Ни дальнейшие убеждения, ни веселые прибаутки Люсьена не могли уже поколебать его решения — отбыть из Петербурга на первом же немецком корабле. По неотвязному настоянию калмыка, он, правда, участвовал во всех увеселениях высокоторжественного дня, но участвовал только в качестве пассивного зрителя, бездушного автомата. Безучастно слушал он немецких трубачей и литаврщиков на верхней галерее вышеупомянутой модной «австерии»; безучастно слышал пушечную пальбу, сопровождавшую тосты за царским столом; равнодушно глазел на разные народные игрища и состязания на плацу позади Летнего дворца; равнодушно наблюдал ввечеру в окна австерии царскую ассамблею, а затем и сожженный на Неве «блистательный артифициальный огонь». За весь день на безмолвных устах его раз только проскользнула улыбка, когда в числе участниц ассамблеи он заметил и супругу маршалка Антуфьева, Евву Ивановну, которая не в национальном уже русском сарафане, а в заморском робронде на фижменах, наравне с другими придворными дамами, исполняла французский контреданс с обычными в то время церемонными приседаниями, — исполняла как какую-то тяжкую службу, с мрачно насупленными бровями, то и дело наступая с непривычки на свой собственный шлейф…

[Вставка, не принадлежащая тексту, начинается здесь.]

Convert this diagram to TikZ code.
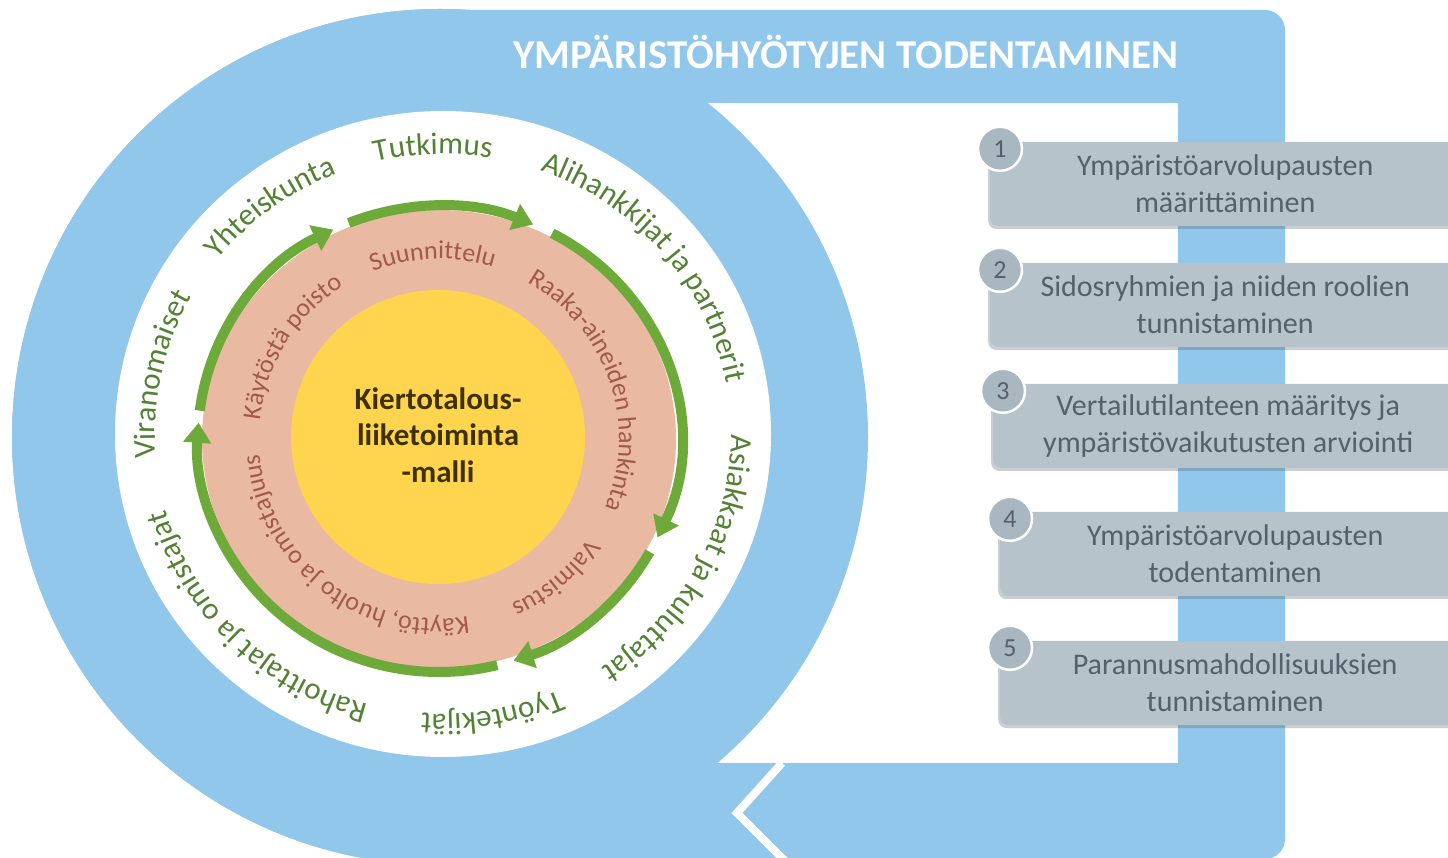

Здесь мы и простимся с нашим героем, который на другое же утро уплыл на штеттинском судне, чтобы никогда уже не возвращаться на место действия нашего рассказа — на берега Невы, где возникшая по мановению царского жезла новая столица продолжала расти в ширь и высь на европейский лад, увлекая своим примером и остальную Россию. Только спустя лет 25, старожил петербургский Лука Артемьевич Калмыков — уже не лейтенант, а вице-адмирал, проведал случайно от заезжего калужанина, что калужский дворянин и помещик Иван Петрович Спафариев уже сколько лет назад приказал долго жить, застигнутый «кондрашкой» во время своей чуть не десятой побывки в Карлсбаде и оплакиваемый на родине в пятнадцать душ. Сам калмык дожил до глубокой старости, не оставив по себе потомства, потому что за государевою службою так и не удосужился найти себе жену; но память о генерал-лейтенанте Калмыкове, как об образцовом служаке и первом знатоке судостроительного искусства, на многие еще годы пережила самого в русском флоте.